Remembering

Me and my grandfather in 1978 at their home. 

Me and my grandfather in 1978 at their home. 

I miss my grandparents, they were home to me in ways very few things can be. When my grandmother passed away, it ended something for our larger family. We have never really come together again the way we were when my grandparents were alive. They drew us home to them, like geese in winter, to gather and celebrate and disagree and love. 

Family stories suggest my grandfather could be a harsh and demanding father at times. Towering over 6 feet tall, with a military background, he was as able to inspire fear as he was love in his children. I don't relate to the stories of the disciplinarian as much. He died when I was 9 and the safest place in the world I can remember or imagine is with my grandfather. I was his youngest grandchild, the proverbial apple of his eye. 10 years younger than my next oldest cousin -- well next oldest acknowledged cousin-- he doted on me.  What are the things I remember about him? He smelled of old spice and pipe tobacco. He cooked the most interesting things and always had fresh applesauce for me when I was visiting. He called my cousin Matthew and I the applesauce twins because we both loved it so much. 

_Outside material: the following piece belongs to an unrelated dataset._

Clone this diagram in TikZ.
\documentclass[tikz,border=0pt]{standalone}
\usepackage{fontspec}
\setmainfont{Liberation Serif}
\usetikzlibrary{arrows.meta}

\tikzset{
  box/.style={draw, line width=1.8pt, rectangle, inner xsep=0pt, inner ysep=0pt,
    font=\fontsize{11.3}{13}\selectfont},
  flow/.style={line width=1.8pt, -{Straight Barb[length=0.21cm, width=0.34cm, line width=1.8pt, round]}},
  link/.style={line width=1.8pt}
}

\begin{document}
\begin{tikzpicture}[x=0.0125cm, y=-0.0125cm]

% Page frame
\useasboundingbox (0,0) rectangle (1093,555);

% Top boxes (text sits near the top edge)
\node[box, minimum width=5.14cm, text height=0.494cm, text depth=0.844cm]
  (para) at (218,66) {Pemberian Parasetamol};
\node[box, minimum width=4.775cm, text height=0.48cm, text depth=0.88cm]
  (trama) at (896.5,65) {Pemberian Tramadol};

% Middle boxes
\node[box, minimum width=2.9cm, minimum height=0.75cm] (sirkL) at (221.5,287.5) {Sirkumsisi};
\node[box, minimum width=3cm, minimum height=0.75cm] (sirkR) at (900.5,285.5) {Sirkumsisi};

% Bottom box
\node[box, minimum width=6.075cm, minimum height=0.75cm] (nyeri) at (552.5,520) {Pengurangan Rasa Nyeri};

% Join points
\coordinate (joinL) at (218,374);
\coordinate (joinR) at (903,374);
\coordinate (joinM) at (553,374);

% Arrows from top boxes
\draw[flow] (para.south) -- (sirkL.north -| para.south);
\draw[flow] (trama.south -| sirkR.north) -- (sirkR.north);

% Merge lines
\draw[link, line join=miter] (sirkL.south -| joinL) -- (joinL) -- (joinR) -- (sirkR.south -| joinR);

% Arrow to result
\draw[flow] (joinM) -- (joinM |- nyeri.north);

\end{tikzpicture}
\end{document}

When I was 17 my grandmother started dying. It was a long process. She had always been very independent in nature and our family honored that by taking shifts for months to care for her, so she could avoid the “old ladies home” as she called it.  My mother would come home from work on Friday evenings and we would drive for 2 hours from our home in Connecticut to northern Rhode Island where grandma lived. My memories of those trips exist mostly as still photography in my brain. We had made this journey for years to celebrate annual holiday traditions with the extended family. This weekly journey affixed these roadside staples into the context of my grandmother's death. The cemetery with its New England style headstones covered in moss and snow and fallen leaves. The trees that lined the road and made for breathtaking landscapes as we rose and fell with the mini-mountains of the east. I saw them, stop animation style, change by the week from lushly green to brilliantly colored, to barren and then snow covered. 

My grandparents lived on Naragansett Bay in Rhode Island when I was growing up. My earliest memories are of playing in their garden, swimming in their pool, and large family dinners with laughter and games. The days of my grandmother’s death were socially subdued gatherings uncomfortably similar to those happy times. Mom and I would get there late on a Friday night to find my cousin or aunt with grandma. Most of the time they would be reading by the woodstove or quietly sitting with grandma. It was a strange experience to enter the house that was filled with laughter and joy in my heart and feel the heavy anticipation of death.

As one of the more solidly religious people in my family, it was often left to me, at 17, to explain the concept of heaven and god to my dying grandmother. I would go to my grandmother’s bed in a strangely confessional style. and take her spotted, wrinkled hand between mine while she sought reassurance in my conviction. When she begged me to tell her that god could forgive her for her sins. I told her god was love and could forgive anything. I didn’t know then how cruel people could be. How hard it was to believe in a loving god when our daily lives are so frequently filled with random acts of cruelty or, even worse, indifference. My belief was rooted in my innocence and hope. And she held it tightly to her. This became my weekly routine, when the older family members couldn’t bear to watch this strong matriarchal figure doubt and fear for her soul, uncertain in their own faith.

She left us in the spring, close to her birthday, while my mother was recovering from surgery. I asked my best friend to come with me to the funeral, making the drive without my mother for the first and only time in my life. I left for college and have returned only a handful of times since then.

This weekend we went to visit my mom in Rhode Island and drove her over to the old house. I look at the exterior and I paint the interior with a collage of memories from my childhood. I want to go inside and I know that I won't find what I am looking for behind the now yellow exterior.